Ajang pembuktian Jokowi bisa tegas kepada Ahok akan ditentukan tanggal 11 Februari mendatang. Saat dimana masa cuti kampanye Ahok di Pilgub DKI Jakarta sudah selesai, dan dia bisa kembali menjabat sebagai Gubernur. Selama ini Jokowi terkesan oleh publik agak lunak kepada Ahok, terlihat dari selama ini Jokowi sepertinya belum pernah mengatakan penistaan agama bisa memecah belah bangsa.
Terkait dengan pemberhentian Ahok, berdasarkan Pasal 83 Undang-Undang (UU) Nomor 23 Tahun 2014 menjelaskan, kepala daerah harus diberhentikan sementara ketika berstatus terdakwa. Artinya, dengan posisinya sebagai terdakwa saat ini, maka Jokowi sebagai Presiden harus memberhentikan sementara Ahok.
Namun ada yang ganjil dari pernyataan Mendagri beberapa waktu yang lalu. Mendagri, Tjahjo Kumolo mengatakan belum akan menonaktifkan Ahok karena dirinya berpegang pada aturan Pasal 83 UU No 23 Tahun 2014 tentang pemerintahan daerah. Ia memaknai ketentuan tersebut bentuknya berupa tuntutan jaksa, bukan ancaman penjaranya.
Pernyataan Mendagri tersebut berbeda dengan yang dia ucapkan pada bulan Desember 2016 yang lalu. Tjahjo Kumolo mengatakan, pemberhentian sementara terhadap Ahok dilakukan setelah masa cuti kampanye yang dijalaninya berakhir.
Hal ini disampaikan Tjahjo terkait status Ahok sebagai terdakwa dalam kasus dugaan peniodaan agama. "Sekarang ini kan petahana (Ahok) lagi cuti. Berarti kan sedang tidak menjabat. Nah begitu (setelah masa) cutinya habis, baru akan diberhentikan," ujar Tjahjo, di Kampus Institut Pemerintahan Dalam Negeri (IPDN), Jatinangor, Sumedang, Jawa Barat, Jumat (16/12/2016).
Ucapan Mendagri juga disindir oleh mantan Ketua Mahkamah Konstitusi (MK), Prof. Mahfud MD. Dia mengatakan alasan pemberhentian Ahok dengan menunggu tuntutan Jaksa Penuntut Umum tidak berlandaskan hukum. Sebab, secara terang Pasal 83 Undang-Undang (UU) Nomor 23 Tahun 2014 menjelaskan, kepala daerah harus diberhentikan sementara ketika berstatus terdakwa.

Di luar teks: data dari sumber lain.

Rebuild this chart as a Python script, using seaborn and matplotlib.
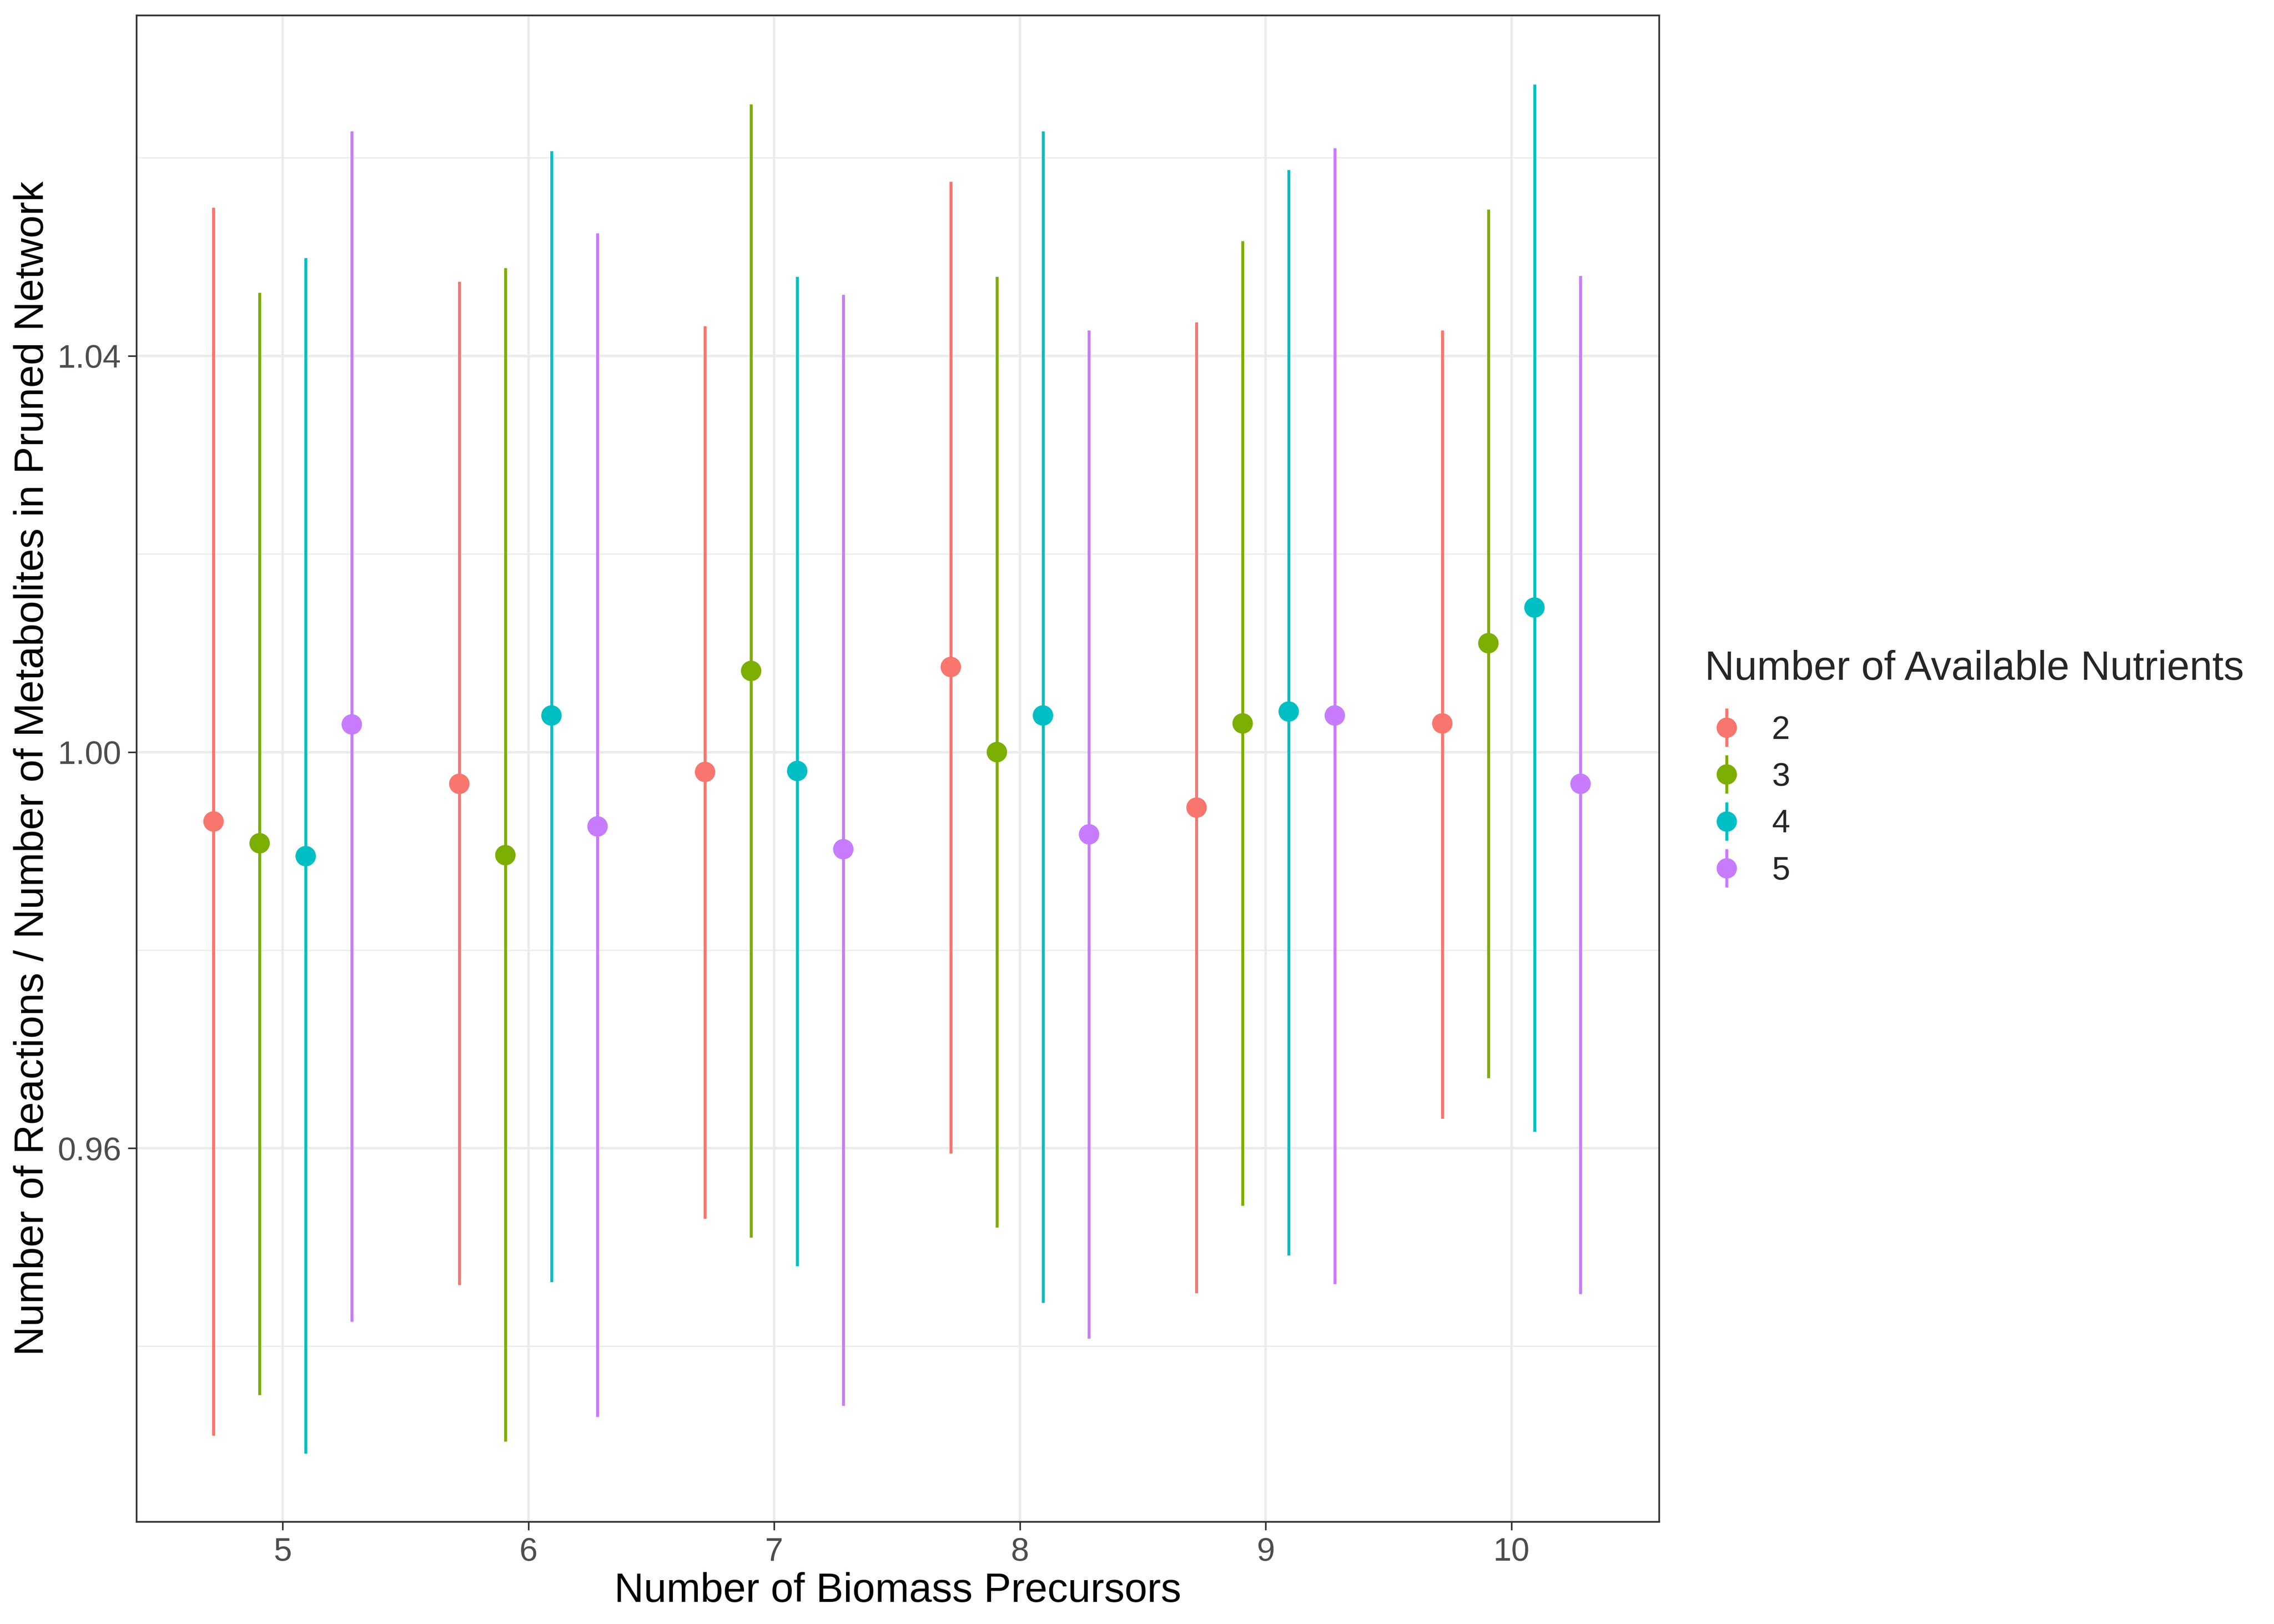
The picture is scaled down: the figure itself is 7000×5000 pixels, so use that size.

"Tidak ada instrumen hukum lain yang bisa membenarkan Ahok itu menjadi gubernur kembali tanpa mencabut itu (Pasal 83). Karena UU-nya jelas bunyinya, bukan tuntutan seperti dikatakan Mendagri,” tegas Mahfud, Kamis (9/2/2017).
Wakil Ketua DPR RI Fadli Zon menilai sikap Mendagri terhadap Ahok merupakan sikap yang diskriminatif. Dengan status Ahok menjadi terdakwa dan ancaman hukuman lima tahun semestinya Mendagri dapat segera menonaktifkan dari jabatannya. "Seorang pejabat dari Pemerintah daerah yang berstatus terdakwa harusnya dia dinonaktifkan, begitu perintah UU," ujar Fadli Zon di Gedung DPR, Kompleks Parlemen Senayan Jakarta, Kamis (9/2/2017).
Dia mengkritik logika yang dibangun Mendagri yang menyebutkan akan memberhentikan sementara Ahok bila sudah terdapat tuntutan dari Jaksa. Ia menilai sikap Mendagri justru mengesankan membela Ahok. "Loh, kan statusnya sudah dinyatakan pengadilan. Dari status saja, jangan nanti terkesan Mendagri membela, karena kebetulan kawannya," kritik Wakil Ketua Umum Partai Gerindra ini. Fadli menyebutkan jika Mendagri tidak mematuhi aturan tersebut konsekwensinya hukumnya Mendagri akan melanggar UU.
Berubahnya sikap Mendagri memunculkan pertanyaan, apakah ada instruksi dari Jokowi atau PDI P sebagai partai pengusung Ahok di Pilkada DKI Jakarta. Jika Jokowi masih bersikukuh untuk mempertahankan Ahok, maka publik akan semakin memberikan penilaian kalau Jokowi tidak tegas dan berpihak kepada Ahok.
Selain melanggar UU, pengembalian mandat kepada Ahok dapat menimbulkan kecurigaan kalau Ahok akan memanfaatkan kewenangannya sebagai Gubernur saat pencoblosan pada tanggal 15 Februari.